According to a new report, the finance minister is now planning to keep up to £330m of the funds allocated for coronavirus for Brexit-related needs.
Last month Ms Forbes told a committee of MSPs that “when it comes to the budget, it is not about holding things back but about budgeting for the forecast pressures.”
She said: “Every penny will be allocated on Covid spend, but it is not the case that any money will be sitting aside unused—it will be allocated to an anticipated need.”
According to a report by the Scottish Parliament Information Centre (SPICE), the comments are “at odds” with later statements made by the finance minister.
The SPICE report states: “While the Barnetts to which these funds relate derive from UK Government’s coronavirus response package, the Cabinet Secretary also said that she was keeping open the option of using some of the remaining £330 million to support any additional funding requirements that might arise as a result of the end of the EU transition period.
“This would seem at odds with previous commitments made by the Cabinet Secretary to allocate all of the COVID-19 Barnett consequentials to COVID-19 spending in Scotland.”
It comes after Cabinet Office minister Michael Gove said earlier this week the Scottish Government must explain what it has spent the funds it was given to manage the Brexit transition period on.

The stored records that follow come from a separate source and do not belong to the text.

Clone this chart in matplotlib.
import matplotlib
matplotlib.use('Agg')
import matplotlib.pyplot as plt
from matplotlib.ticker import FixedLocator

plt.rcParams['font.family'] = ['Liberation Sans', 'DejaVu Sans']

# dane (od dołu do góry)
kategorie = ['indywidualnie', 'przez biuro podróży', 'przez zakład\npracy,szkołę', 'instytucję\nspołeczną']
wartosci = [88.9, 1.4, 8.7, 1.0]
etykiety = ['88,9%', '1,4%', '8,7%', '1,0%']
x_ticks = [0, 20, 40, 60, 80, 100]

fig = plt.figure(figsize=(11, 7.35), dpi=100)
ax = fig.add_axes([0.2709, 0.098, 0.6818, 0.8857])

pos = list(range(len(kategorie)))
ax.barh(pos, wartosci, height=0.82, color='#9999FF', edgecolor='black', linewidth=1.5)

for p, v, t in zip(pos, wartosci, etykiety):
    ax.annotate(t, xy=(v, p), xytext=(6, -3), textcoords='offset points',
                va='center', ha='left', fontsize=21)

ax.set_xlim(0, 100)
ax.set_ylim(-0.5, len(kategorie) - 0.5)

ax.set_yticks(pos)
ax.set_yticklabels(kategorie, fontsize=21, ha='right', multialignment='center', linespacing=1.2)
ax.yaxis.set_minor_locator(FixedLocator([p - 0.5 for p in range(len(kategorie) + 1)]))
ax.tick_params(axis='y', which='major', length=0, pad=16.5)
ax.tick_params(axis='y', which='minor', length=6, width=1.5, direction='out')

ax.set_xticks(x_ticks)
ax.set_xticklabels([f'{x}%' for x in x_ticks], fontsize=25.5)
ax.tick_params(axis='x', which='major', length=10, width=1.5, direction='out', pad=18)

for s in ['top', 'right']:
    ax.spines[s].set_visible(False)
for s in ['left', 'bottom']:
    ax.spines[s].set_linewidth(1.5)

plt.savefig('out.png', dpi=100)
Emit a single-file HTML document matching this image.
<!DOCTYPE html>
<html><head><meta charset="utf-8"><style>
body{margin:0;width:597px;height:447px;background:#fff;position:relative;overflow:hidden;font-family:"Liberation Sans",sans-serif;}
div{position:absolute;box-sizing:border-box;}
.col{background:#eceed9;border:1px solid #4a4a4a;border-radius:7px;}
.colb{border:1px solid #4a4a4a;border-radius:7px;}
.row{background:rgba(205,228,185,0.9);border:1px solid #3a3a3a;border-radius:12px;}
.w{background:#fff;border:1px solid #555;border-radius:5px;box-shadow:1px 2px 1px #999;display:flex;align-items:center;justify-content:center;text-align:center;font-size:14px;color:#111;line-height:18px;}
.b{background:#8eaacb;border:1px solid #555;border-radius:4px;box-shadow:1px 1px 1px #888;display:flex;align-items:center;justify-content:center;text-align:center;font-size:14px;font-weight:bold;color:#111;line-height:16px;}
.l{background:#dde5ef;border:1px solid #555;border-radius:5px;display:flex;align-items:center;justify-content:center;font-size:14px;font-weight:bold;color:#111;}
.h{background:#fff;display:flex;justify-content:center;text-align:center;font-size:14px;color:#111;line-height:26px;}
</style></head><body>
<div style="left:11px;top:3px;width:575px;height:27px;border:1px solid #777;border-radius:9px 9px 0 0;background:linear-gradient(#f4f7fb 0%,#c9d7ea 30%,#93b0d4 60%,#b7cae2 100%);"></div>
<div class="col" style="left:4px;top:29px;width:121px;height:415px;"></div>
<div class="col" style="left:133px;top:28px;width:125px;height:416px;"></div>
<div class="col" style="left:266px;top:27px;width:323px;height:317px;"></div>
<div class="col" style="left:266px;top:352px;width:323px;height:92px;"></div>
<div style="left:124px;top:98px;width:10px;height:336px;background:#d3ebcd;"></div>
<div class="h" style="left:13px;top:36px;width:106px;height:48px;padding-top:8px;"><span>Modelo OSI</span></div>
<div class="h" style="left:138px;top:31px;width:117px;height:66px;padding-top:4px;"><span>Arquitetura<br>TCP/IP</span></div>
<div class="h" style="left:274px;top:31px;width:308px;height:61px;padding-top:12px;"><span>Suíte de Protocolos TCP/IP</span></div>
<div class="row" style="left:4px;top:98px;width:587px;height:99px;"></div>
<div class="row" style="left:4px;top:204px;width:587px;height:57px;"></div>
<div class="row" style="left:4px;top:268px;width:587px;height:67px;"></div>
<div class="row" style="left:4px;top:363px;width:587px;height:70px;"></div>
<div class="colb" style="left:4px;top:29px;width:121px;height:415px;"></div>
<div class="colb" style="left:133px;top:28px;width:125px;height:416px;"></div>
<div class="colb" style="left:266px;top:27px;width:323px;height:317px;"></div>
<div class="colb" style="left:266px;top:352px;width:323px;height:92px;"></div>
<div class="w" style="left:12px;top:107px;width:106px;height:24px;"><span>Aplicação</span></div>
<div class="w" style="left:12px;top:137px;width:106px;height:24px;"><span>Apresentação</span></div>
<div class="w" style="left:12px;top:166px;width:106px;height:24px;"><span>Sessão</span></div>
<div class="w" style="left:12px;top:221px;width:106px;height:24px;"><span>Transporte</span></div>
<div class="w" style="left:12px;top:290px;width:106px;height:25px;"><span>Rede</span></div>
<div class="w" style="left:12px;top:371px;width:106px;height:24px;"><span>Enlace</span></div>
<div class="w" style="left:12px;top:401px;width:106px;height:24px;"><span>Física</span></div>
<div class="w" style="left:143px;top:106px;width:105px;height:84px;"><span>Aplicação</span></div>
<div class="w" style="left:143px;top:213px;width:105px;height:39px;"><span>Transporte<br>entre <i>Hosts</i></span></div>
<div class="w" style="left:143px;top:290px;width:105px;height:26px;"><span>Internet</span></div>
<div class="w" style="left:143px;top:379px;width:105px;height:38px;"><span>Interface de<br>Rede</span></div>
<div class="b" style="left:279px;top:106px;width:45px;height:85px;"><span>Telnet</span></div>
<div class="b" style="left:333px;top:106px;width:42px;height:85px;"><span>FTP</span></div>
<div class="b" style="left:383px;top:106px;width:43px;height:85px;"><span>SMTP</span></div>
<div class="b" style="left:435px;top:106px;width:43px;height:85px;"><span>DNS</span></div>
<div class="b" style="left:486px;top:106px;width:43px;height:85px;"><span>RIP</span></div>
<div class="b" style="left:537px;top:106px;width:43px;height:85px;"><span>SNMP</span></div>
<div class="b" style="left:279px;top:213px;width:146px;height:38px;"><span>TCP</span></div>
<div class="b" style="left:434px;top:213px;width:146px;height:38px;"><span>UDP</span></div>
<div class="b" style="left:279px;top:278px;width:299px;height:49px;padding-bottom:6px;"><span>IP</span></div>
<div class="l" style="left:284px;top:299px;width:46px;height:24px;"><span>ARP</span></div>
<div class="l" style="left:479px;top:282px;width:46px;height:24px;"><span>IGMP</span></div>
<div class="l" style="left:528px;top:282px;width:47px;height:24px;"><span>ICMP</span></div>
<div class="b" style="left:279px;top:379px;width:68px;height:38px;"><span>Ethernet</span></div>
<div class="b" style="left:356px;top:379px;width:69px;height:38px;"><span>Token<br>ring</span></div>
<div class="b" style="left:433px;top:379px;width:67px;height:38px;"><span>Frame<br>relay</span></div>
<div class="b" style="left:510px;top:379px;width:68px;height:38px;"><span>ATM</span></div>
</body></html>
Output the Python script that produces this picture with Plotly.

And previously SNP MPs have called for the UK Government to provide more than £1.1bn in extra cash for Brexit contingency, following the announcement that Northern Ireland would receive £440m extra to help its businesses cope with the new rules.
Northern Ireland, unlike Scotland, will have to manage two sets of regulations as it will retain access to the EU single market and the UK market, with more stringent checks on goods flowing through the country to and from the EU.
Liberal Democrat MP Alistair Carmichael said the decision was a political manoeuvre by the Scottish Government.
He said: “There will be a lot of nurses and care home managers in Scotland who will read with disbelief that the Scottish Government are holding back funds intended for Covid-19. The First Minister was all too happy to splash the cash at her party conference for political coverage but frontline workers and local councils cannot afford to wait until the next time is it electorally convenient for the SNP.
“If there is money allocated for the pandemic then it should be spent on the pandemic. Any financial issues with Brexit will come back to the Treasury anyway so it is hard to see how this hoarding can be justified while lives and livelihoods are under pressure.”
Prime Minister Boris Johnson said the funds should be used in areas for which they were allocated.
When asked by The Herald, Mr Johnson said: “Obviously they should be spent on the things for which they’re intended, that funding should clearly go on the things for which it’s intended.”
Maurice Golden, the Scottish Conservative economy spokesman said there had to be full transparency over spending around Brexit.
He said: “It seems the SNP finance secretary can’t get her story straight about spending, which is not a trait we want in someone supposedly in charge of the books.
“One minute she says that all new UK government funding will be used to address the pandemic and the next she’s saying it’s for Brexit.
“Not only is that contradictory and in need of explanation, we still are not entirely clear about how they will spend money intended for Brexit preparedness.
“The public deserve transparency and must be told how Covid and Brexit funding is being spent.”
The Scottish Government said its funding decisions are “rightly for Scottish Ministers” but further details would be ” set out in full in the Scottish Budget on 28 January, despite significant difficulties caused by the UK Chancellor’s decision to delay the UK Autumn Budget until next year.”
A spokesman continued: “The UK Treasury has indicated that COVID-19 consequentials cover the period up to March 2021, and the Finance Secretary has allocated £330 million as a contingency to ensure we are in a position to provide further support to health and businesses, including for issues arising from Brexit, as it is required over the coming months.
“Our limited borrowing powers mean we do not have flexibility to increase spending to meet demand and therefore must manage our expenditure – much of which is demand led so cannot be accurately calculated in advance – within the consequentials provided. On current planning assumptions, the £48.8 million allocation for EU Exit preparations the Scottish Government has received for 2020-21 falls far short of the funding that is required in Scotland to deal with the consequences of a No Deal or ‘Low Deal’ EU Exit.”